* **Requirement**
Can you quote, word for word, every line from the first line of the records below through the line containing "from bokeh.resources import INLINE", and nothing else?

(Source code of charts)
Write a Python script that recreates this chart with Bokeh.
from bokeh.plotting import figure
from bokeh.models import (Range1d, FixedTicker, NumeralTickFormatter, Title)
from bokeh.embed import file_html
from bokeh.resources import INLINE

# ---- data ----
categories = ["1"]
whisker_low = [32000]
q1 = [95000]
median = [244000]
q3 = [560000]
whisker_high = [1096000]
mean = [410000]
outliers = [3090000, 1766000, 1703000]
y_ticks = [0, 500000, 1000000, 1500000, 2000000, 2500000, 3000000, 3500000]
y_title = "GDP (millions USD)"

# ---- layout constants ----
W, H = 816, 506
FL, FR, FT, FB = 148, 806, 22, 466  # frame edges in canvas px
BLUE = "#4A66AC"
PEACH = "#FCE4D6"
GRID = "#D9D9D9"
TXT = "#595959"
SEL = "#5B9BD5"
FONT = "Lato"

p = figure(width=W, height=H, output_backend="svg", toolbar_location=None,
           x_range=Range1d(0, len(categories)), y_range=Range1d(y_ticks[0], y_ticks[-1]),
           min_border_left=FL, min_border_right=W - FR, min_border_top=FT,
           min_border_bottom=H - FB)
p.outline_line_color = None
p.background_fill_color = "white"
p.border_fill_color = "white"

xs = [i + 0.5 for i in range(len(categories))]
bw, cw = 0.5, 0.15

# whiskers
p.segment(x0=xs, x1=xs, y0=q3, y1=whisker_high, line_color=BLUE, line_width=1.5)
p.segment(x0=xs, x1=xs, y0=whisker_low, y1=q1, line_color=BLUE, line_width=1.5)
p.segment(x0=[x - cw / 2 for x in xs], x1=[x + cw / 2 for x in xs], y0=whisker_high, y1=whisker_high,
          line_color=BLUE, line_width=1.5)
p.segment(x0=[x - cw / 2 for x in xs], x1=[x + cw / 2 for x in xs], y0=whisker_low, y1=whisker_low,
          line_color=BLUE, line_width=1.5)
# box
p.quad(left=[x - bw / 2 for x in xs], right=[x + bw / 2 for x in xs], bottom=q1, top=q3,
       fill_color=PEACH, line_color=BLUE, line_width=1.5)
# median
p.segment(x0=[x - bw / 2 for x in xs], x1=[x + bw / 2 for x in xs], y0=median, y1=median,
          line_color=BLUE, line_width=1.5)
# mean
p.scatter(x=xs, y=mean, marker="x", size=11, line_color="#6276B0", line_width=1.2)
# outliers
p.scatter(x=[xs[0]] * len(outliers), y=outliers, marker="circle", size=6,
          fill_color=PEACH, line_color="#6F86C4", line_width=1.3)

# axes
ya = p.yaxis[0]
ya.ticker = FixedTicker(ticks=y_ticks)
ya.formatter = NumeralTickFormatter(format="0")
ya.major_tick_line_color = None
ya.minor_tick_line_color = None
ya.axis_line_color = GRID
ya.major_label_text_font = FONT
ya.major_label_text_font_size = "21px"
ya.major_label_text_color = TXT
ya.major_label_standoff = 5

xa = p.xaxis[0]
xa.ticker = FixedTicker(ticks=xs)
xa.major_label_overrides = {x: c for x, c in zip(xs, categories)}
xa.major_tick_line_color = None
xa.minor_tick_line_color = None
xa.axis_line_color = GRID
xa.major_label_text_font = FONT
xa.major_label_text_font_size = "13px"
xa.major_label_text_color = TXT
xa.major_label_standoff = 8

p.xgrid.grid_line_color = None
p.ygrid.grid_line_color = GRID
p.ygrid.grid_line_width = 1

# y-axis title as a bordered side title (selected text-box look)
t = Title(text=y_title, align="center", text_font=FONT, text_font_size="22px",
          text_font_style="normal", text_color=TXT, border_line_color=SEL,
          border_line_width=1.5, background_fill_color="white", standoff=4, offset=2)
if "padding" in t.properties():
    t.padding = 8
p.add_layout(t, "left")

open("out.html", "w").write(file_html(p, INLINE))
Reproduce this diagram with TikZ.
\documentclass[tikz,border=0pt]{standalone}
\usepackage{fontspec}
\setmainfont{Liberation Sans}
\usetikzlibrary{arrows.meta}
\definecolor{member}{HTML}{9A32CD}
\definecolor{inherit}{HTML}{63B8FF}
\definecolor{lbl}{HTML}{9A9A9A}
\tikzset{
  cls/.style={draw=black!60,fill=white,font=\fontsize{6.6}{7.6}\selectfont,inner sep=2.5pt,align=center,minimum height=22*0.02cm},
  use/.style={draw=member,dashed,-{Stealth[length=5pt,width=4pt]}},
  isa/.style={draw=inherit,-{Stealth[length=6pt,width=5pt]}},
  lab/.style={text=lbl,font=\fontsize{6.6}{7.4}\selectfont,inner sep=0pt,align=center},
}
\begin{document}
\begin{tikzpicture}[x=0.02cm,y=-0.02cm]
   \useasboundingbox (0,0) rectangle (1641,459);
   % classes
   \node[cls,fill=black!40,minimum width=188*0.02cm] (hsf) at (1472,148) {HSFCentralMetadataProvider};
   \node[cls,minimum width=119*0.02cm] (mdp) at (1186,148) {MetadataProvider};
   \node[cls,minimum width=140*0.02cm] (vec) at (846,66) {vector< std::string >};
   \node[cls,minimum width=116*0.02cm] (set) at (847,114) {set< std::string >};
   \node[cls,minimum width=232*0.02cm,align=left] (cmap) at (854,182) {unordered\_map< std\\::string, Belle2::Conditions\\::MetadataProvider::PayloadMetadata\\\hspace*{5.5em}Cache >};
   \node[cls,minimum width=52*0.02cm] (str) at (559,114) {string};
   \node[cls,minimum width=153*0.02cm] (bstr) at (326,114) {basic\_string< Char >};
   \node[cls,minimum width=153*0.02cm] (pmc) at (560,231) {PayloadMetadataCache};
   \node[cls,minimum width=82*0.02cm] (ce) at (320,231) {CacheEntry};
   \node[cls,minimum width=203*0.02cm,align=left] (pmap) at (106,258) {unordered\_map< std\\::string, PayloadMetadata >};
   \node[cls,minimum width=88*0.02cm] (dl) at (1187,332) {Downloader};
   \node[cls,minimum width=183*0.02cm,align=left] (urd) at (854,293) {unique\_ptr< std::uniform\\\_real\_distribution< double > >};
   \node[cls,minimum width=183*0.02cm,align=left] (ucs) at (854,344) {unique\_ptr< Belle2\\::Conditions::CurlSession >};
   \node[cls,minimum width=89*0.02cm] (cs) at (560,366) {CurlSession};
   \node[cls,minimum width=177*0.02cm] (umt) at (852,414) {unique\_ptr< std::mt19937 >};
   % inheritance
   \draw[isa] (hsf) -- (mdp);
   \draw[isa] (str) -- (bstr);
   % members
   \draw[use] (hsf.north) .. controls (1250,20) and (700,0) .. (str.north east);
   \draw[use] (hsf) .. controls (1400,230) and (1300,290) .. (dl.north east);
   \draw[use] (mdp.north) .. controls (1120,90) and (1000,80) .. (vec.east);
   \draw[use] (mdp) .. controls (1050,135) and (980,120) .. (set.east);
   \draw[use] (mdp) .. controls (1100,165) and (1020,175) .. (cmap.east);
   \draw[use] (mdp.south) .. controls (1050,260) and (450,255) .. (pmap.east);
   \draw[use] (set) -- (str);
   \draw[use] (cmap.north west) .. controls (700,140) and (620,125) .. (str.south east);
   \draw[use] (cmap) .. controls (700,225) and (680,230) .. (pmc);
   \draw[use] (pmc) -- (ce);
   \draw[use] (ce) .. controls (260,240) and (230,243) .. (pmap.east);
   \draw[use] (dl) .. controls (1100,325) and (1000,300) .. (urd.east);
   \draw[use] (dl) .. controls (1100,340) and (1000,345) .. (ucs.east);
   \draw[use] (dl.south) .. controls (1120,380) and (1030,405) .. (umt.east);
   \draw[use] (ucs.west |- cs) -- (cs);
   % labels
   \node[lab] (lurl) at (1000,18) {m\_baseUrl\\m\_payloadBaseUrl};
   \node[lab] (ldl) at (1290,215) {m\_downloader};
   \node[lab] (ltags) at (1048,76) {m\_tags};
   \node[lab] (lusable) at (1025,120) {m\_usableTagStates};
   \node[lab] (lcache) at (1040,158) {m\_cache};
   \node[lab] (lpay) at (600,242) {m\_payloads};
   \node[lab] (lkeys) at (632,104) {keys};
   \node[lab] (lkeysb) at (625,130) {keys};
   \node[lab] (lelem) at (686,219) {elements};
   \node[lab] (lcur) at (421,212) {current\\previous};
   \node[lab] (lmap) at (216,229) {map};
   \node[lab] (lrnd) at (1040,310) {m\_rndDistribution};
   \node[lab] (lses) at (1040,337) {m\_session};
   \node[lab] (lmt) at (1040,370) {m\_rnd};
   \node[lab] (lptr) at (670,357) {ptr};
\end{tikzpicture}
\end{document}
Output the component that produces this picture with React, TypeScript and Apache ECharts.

* **Output for this exercise**
Write a Python script that recreates this chart with Bokeh.
from bokeh.plotting import figure
from bokeh.models import (Range1d, FixedTicker, NumeralTickFormatter, Title)
from bokeh.embed import file_html
from bokeh.resources import INLINE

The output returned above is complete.